L’agrément domine dans les petites comédies en un acte, qui sont souvent de vives esquisses des mœurs. Le Cercle de Poinsinet (1771) est le type le plus fameux du genre : on ne saurait mieux exprimer le vide absolu des cervelles mondaines, la puérilité des engouements, des caquetages, des vanités, toute l’insignifiance de cette vie extérieurement brillante et exquise.

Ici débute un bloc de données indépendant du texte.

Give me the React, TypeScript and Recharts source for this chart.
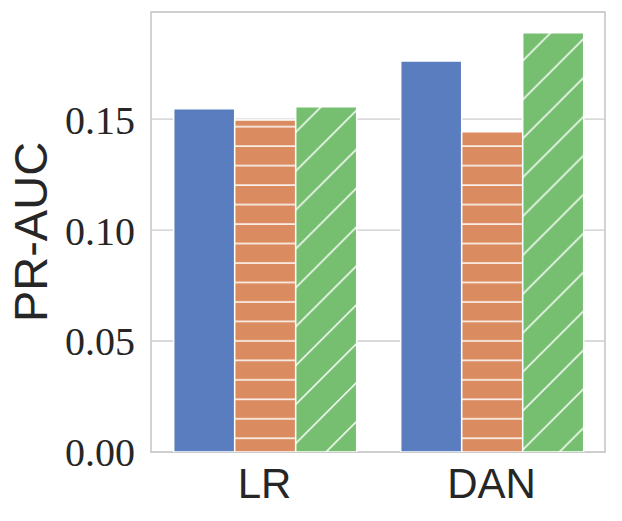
import React from 'react';
import {
  BarChart,
  Bar,
  XAxis,
  YAxis,
  CartesianGrid,
  ReferenceArea,
} from 'recharts';

// values
const categories = ['LR', 'DAN'];
const solidValues = [0.1547, 0.1762];
const hLineValues = [0.1496, 0.1443];
const diagValues = [0.1556, 0.1889];
const yTicks = [0, 0.05, 0.1, 0.15];
const yMax = 0.1983;

const data = categories.map((name, i) => ({
  name,
  solid: solidValues[i],
  hline: hLineValues[i],
  diag: diagValues[i],
}));

const BLUE = '#597DBF';
const ORANGE = '#DA8B5F';
const GREEN = '#76BF71';
const GRID = '#cccccc';
const TEXT = '#262626';

const HATCH_H = 19.475;
const HATCH_D = 38.9;

const YTick = ({ x, y, payload }: any) => (
  <text
    x={x}
    y={y}
    dy="0.36em"
    textAnchor="end"
    fill={TEXT}
    fontFamily="'Liberation Serif', serif"
    fontSize={40}
  >
    {Number(payload.value).toFixed(2)}
  </text>
);

const XTick = ({ x, y, payload }: any) => (
  <text
    x={x}
    y={y}
    dy="0.71em"
    textAnchor="middle"
    fill={TEXT}
    fontFamily="'Liberation Sans', sans-serif"
    fontSize={42}
  >
    {payload.value}
  </text>
);

const YLabel = () => (
  <text
    transform="translate(47,232) rotate(-90)"
    textAnchor="middle"
    fill={TEXT}
    fontFamily="'Liberation Sans', sans-serif"
    fontSize={47}
  >
    PR-AUC
  </text>
);

export default function App() {
  return (
    <div style={{ position: 'absolute', left: 0, top: 0 }}>
      <BarChart
        width={622}
        height={521}
        data={data}
        margin={{ top: 12, right: 17, left: 0, bottom: 0 }}
        barCategoryGap="10%"
        barGap={0}
      >
        <defs>
          <pattern id="hatchH" patternUnits="userSpaceOnUse" width={20} height={HATCH_H}>
            <rect x={0} y={0} width={20} height={HATCH_H} fill={ORANGE} />
            <line x1={-1} y1={9.85} x2={21} y2={9.85} stroke="#fff" strokeWidth={1.5} />
          </pattern>
          <pattern id="hatchD" patternUnits="userSpaceOnUse" width={HATCH_D} height={HATCH_D}>
            <rect x={0} y={0} width={HATCH_D} height={HATCH_D} fill={GREEN} />
            <path
              d={`M0,${HATCH_D} L${HATCH_D},0 M-2,2 L2,-2 M${HATCH_D - 2},${HATCH_D + 2} L${HATCH_D + 2},${HATCH_D - 2}`}
              stroke="#fff"
              strokeWidth={1.5}
            />
          </pattern>
        </defs>
        <CartesianGrid vertical={false} stroke={GRID} strokeWidth={1.4} />
        <XAxis
          dataKey="name"
          height={69}
          axisLine={false}
          tickLine={false}
          tickSize={6}
          tickMargin={10}
          tick={<XTick />}
        />
        <YAxis
          width={151}
          domain={[0, yMax]}
          ticks={yTicks}
          allowDataOverflow
          axisLine={false}
          tickLine={false}
          tickSize={6}
          tickMargin={10}
          tick={<YTick />}
          label={<YLabel />}
        />
        <Bar dataKey="solid" fill={BLUE} stroke="#fff" strokeWidth={1.5} isAnimationActive={false} />
        <Bar dataKey="hline" fill="url(#hatchH)" stroke="#fff" strokeWidth={1.5} isAnimationActive={false} />
        <Bar dataKey="diag" fill="url(#hatchD)" stroke="#fff" strokeWidth={1.5} isAnimationActive={false} />
        <ReferenceArea
          y1={0}
          y2={yMax}
          fill="none"
          stroke={GRID}
          strokeWidth={1.75}
          ifOverflow="visible"
        />
      </BarChart>
    </div>
  );
}
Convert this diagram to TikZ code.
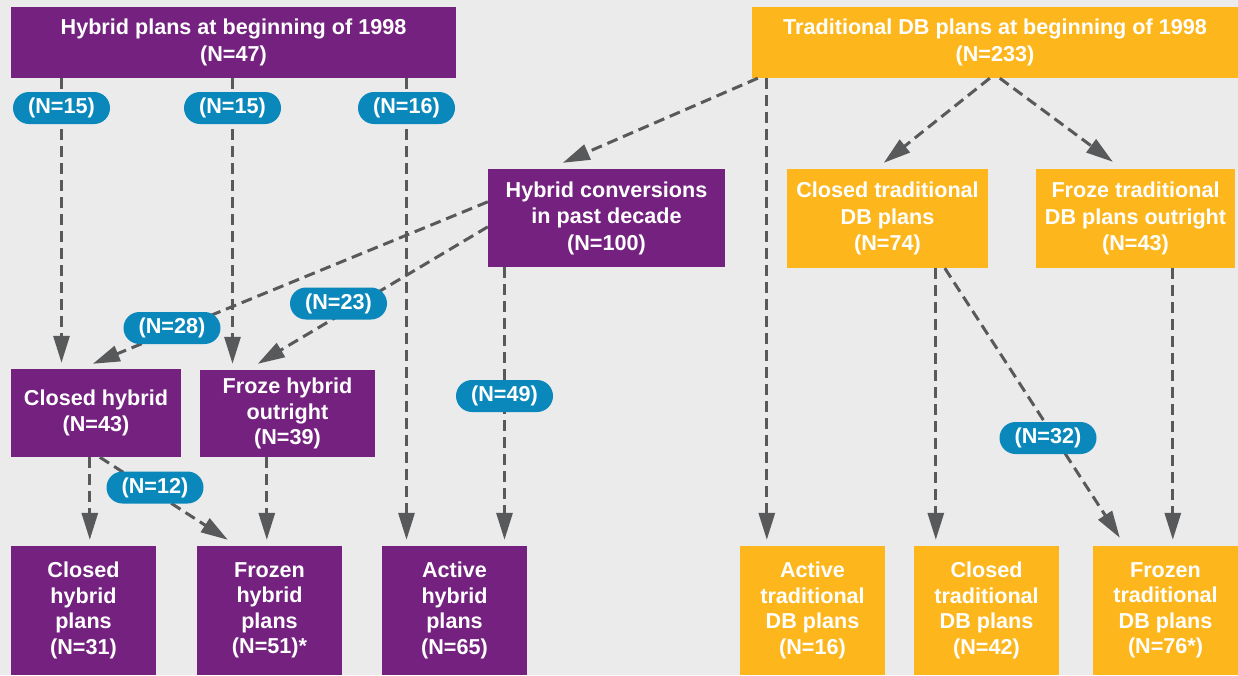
\documentclass[tikz,border=0pt]{standalone}
\usepackage{fontspec}
\setmainfont{Liberation Sans}
\usetikzlibrary{arrows.meta,calc}
\definecolor{bg}{HTML}{EBEBEB}
\definecolor{purp}{HTML}{74217F}
\definecolor{oran}{HTML}{FDB71D}
\definecolor{pillc}{HTML}{0A88BB}
\definecolor{arrc}{HTML}{58595B}
\pgfdeclarelayer{fg}
\pgfsetlayers{main,fg}
\begin{document}
\begin{tikzpicture}[x=1pt,y=-1pt,
  box/.style={inner sep=0pt, text=white, align=center, font=\bfseries\fontsize{21.6}{25.5}\selectfont},
  hbox/.style={box, fill=purp},
  tbox/.style={box, fill=oran},
  topfont/.style={font=\bfseries\fontsize{21.6}{27}\selectfont},
  midfont/.style={font=\bfseries\fontsize{21.6}{26.5}\selectfont},
  bot/.style={minimum width=145pt, minimum height=129pt},
  pillnode/.style={fill=pillc, text=white, rounded corners=16pt, minimum width=97pt, minimum height=32pt, inner sep=0pt, font=\bfseries\fontsize{21.6}{25}\selectfont},
  conn/.style={draw=arrc, line width=3pt, dash pattern=on 11pt off 6pt, -{Triangle[length=27pt,width=16pt,fill=arrc]}},
  tipgap/.style={shorten >=6pt}
]
\fill[bg] (0,0) rectangle (1238,675);
\useasboundingbox (0,0) rectangle (1238,675);

% boxes
\node[hbox, topfont, minimum width=445pt, minimum height=71pt] (htop) at (233.5,42.5) {Hybrid plans at beginning of 1998\\(N=47)};
\node[tbox, topfont, minimum width=486pt, minimum height=71pt] (ttop) at (995,42.5) {Traditional DB plans at beginning of 1998\\(N=233)};
\node[hbox, midfont, minimum width=237pt, minimum height=98pt] (hconv) at (606.5,218) {Hybrid conversions\\in past decade\\(N=100)};
\node[tbox, midfont, minimum width=201pt, minimum height=99pt] (ctrad) at (887.5,218.5) {Closed traditional\\DB plans\\(N=74)};
\node[tbox, midfont, minimum width=199pt, minimum height=99pt] (ftrad) at (1135.5,218.5) {Froze traditional\\DB plans outright\\(N=43)};
\node[hbox, minimum width=170pt, minimum height=88pt] (chyb) at (96,413) {Closed hybrid\\(N=43)};
\node[hbox, minimum width=175pt, minimum height=87pt] (fhyb) at (287.5,413.5) {Froze hybrid\\outright\\(N=39)};

\node[hbox, bot] (chp) at (83.5,610.5) {Closed\\hybrid\\plans\\(N=31)};
\node[hbox, bot] (fhp) at (269.5,610.5) {Frozen\\hybrid\\plans\\(N=51)*};
\node[hbox, bot] (ahp) at (454.5,610.5) {Active\\hybrid\\plans\\(N=65)};
\node[tbox, bot] (atp) at (812.5,610.5) {Active\\traditional\\DB plans\\(N=16)};
\node[tbox, bot] (ctp) at (986.5,610.5) {Closed\\traditional\\DB plans\\(N=42)};
\node[tbox, bot] (ftp) at (1165.5,610.5) {Frozen\\traditional\\DB plans\\(N=76*)};

% pills (foreground)
\begin{pgfonlayer}{fg}
\node[pillnode] (p1) at (61.5,108) {(N=15)};
\node[pillnode] (p2) at (232.5,108) {(N=15)};
\node[pillnode] (p3) at (406.5,108) {(N=16)};
\node[pillnode] (p28) at (172,328) {(N=28)};
\node[pillnode] (p23) at (338.5,303.5) {(N=23)};
\node[pillnode] (p12) at (155,487.5) {(N=12)};
\node[pillnode] (p49) at (504.5,396) {(N=49)};
\node[pillnode] (p32) at (1048,438) {(N=32)};
\end{pgfonlayer}

% connectors
\draw[conn, tipgap] (p1 |- htop.south) -- (p1 |- chyb.north);
\draw[conn, tipgap] (p2 |- htop.south) -- (p2 |- fhyb.north);
\draw[conn, tipgap] (p3 |- htop.south) -- (p3 |- ahp.north);
\draw[conn] ($(hconv.north west)+(0,33)$) -- ($(chyb.north west)+(82,-5)$);
\draw[conn] ($(hconv.north west)+(0,58)$) -- ($(fhyb.north west)+(58,-6)$);
\draw[conn, tipgap] (p49 |- hconv.south) -- (p49 |- ahp.north);
\draw[conn] ($(chyb.south west)+(79,0)$) -- ($(chp.north west)+(79,-6)$);
\draw[conn] ($(chyb.south west)+(89,0)$) -- ($(fhp.north west)+(31,-6)$);
\draw[conn] ($(fhyb.south west)+(67,0)$) -- ($(fhp.north west)+(70,-6)$);
\draw[conn] ($(ttop.south west)+(6,0)$) -- ($(hconv.north west)+(75,-6)$);
\draw[conn] ($(ttop.south west)+(15,0)$) -- ($(atp.north west)+(27,-6)$);
\draw[conn] ($(ttop.south west)+(238,0)$) -- ($(ctrad.north west)+(97,-6)$);
\draw[conn] ($(ttop.south west)+(248,0)$) -- ($(ftrad.north west)+(77,-7)$);
\draw[conn] ($(ctrad.south west)+(149,0)$) -- ($(ctp.north west)+(22,-6)$);
\draw[conn] ($(ctrad.south west)+(158,0)$) -- ($(ftp.north west)+(27,-8)$);
\draw[conn] ($(ftrad.south west)+(137,0)$) -- ($(ftp.north west)+(80,-6)$);
\end{tikzpicture}
\end{document}
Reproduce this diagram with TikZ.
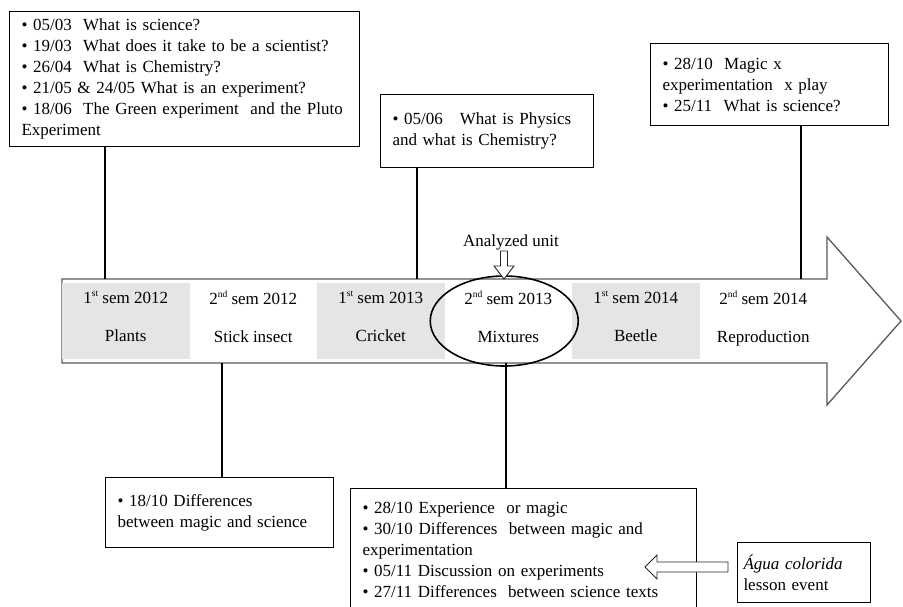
\documentclass[tikz,border=0pt]{standalone}
\usepackage{fontspec}
\setmainfont{Liberation Serif}
\usetikzlibrary{positioning}

\newcommand{\ordsup}[1]{\raisebox{6.5pt}{\fontsize{9.5pt}{9.5pt}\selectfont #1}}

\tikzset{
  infobox/.style={draw, line width=1pt, anchor=north west, inner xsep=12pt, inner ysep=0pt, align=left},
  semcell/.style={minimum width=127.5pt, minimum height=76pt, inner sep=0pt},
  timeline/.style={draw=black!65, line width=1.3pt, line join=miter},
  stem/.style={line width=2.2pt},
  hollow/.style={draw=black!85, line width=0.9pt, fill=white, line join=miter}
}

\begin{document}
\begin{tikzpicture}[x=1pt,y=-1pt,font=\fontsize{17pt}{21pt}\selectfont]
\useasboundingbox (0,0) rectangle (903,606);

% the time line
\draw[timeline] (62,279) -- (827,279) -- (827,237) -- (901,321) -- (827,405) -- (827,363) -- (62,363) -- cycle;
\coordinate (bodytop) at (0,279);
\coordinate (bodybottom) at (0,363);

% semesters
\foreach \fillc/\num/\ord/\yr/\topic [count=\i] in {black!10/1/st/2012/Plants, white/2/nd/2012/Stick insect,
    black!10/1/st/2013/Cricket, white/2/nd/2013/Mixtures, black!10/1/st/2014/Beetle, white/2/nd/2014/Reproduction}
{
  \node[semcell, fill=\fillc] (cell\i) at ({-1.75+127.5*\i},321) {};
  \node[align=center, anchor=north] (sem\i) at ([yshift=-5pt]cell\i.north) {\num\ordsup{\ord} sem \yr\\[17pt]\topic};
}

\draw[line width=1.6pt] ([xshift=-4pt]cell4.center) ellipse [x radius=74, y radius=45];
\node (analyzed) at (511,242) {Analyzed unit};
\coordinate (unittip) at (504,279);
\draw[hollow] (unittip) -- ++(-10,-13) -- ++(6.5,0) -- ++(0,-15) -- ++(7,0) -- ++(0,15) -- ++(6.5,0) -- cycle;

% lessons above
\node[infobox, text width=326pt, minimum height=135pt] (sciencebox) at (9,11)
  {• 05/03~ What is science?\\
   • 19/03~ What does it take to be a scientist?\\
   • 26/04~ What is Chemistry?\\
   • 21/05 \& 24/05 What is an experiment?\\
   • 18/06~ The Green experiment~ and the Pluto\\
   Experiment};
\node[infobox, text width=189pt, minimum height=73pt] (physicsbox) at (380,94)
  {• 05/06~~ What is Physics\\
   and what is Chemistry?};
\node[infobox, text width=214pt, minimum height=82pt] (magicbox) at (650,43)
  {• 28/10~ Magic x\\
   experimentation~ x play\\
   • 25/11~ What is science?};

% lessons below
\node[infobox, text width=204pt, minimum height=70pt] (diffbox) at (105,477)
  {• 18/10 Differences\\
   between magic and science\\[-6pt]};
\node[infobox, text width=322pt, minimum height=122pt] (mixbox) at (350,488)
  {• 28/10 Experience~ or magic\\
   • 30/10 Differences~ between magic and\\
   experimentation\\
   • 05/11 Discussion on experiments\\
   • 27/11 Differences~ between science texts};
\node[infobox, inner xsep=6pt, text width=121pt, minimum height=60pt] (waterbox) at (737,542)
  {\textit{Água colorida}\\
   lesson event};
\coordinate (watertip) at (645,567);
\draw[hollow] (watertip) -- ++(12,-12) -- ++(0,7) -- ++(71,0) -- ++(0,10) -- ++(-71,0) -- ++(0,7) -- cycle;

% stems
\draw[stem] ([xshift=96pt]sciencebox.south west) -- ([xshift=96pt]sciencebox.south west |- bodytop);
\draw[stem] ([xshift=37pt]physicsbox.south west) -- ([xshift=37pt]physicsbox.south west |- bodytop);
\draw[stem] ([xshift=151pt]magicbox.south west) -- ([xshift=151pt]magicbox.south west |- bodytop);
\draw[stem] ([xshift=117pt]diffbox.north west) -- ([xshift=117pt]diffbox.north west |- bodybottom);
\draw[stem] ([xshift=156pt]mixbox.north west) -- ([xshift=156pt]mixbox.north west |- bodybottom);
\end{tikzpicture}
\end{document}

Il y eut encore certaines tentatives intéressantes, sur lesquelles je ne m’arrêterai pas, parce qu’elles ont trop complètement avorté. Palissot495, dans ses Courtisanes, essaya de restaurer la comédie de satire sociale, à laquelle Molière avait touché dans Tartufe. Dans ses Philosophes, comme Voltaire dans son Écossaise, il renouvela la comédie aristophanesque, âpre parodie des idées, satire virulente des personnes. Ce n’était plus comme dans la tragédie, des tirades générales, des allusions indirectes : la polémique s’établissait sur la scène même ; et les auteurs y faisaient descendre les hommes et les systèmes qu’ils voulaient honnir, à la fois déguisés et reconnaissables sous leurs baroques déguisements.

Tous les genres que j’ai nommés, anciens et récents, déformations et créations, toutes les traditions et toutes les nouveautés, comédie larmoyante, comédie de caractère, comédie de mœurs, bouffonnerie, satire morale, sociale, philosophique, aristophanesque, tout cela se réunit dans l’œuvre supérieure que le théâtre comique nous présente à la fin du siècle, dans l’étincelant et complexe génie de Beaumarchais, qu’il nous faut réserver pour le faire apparaître à sa date496.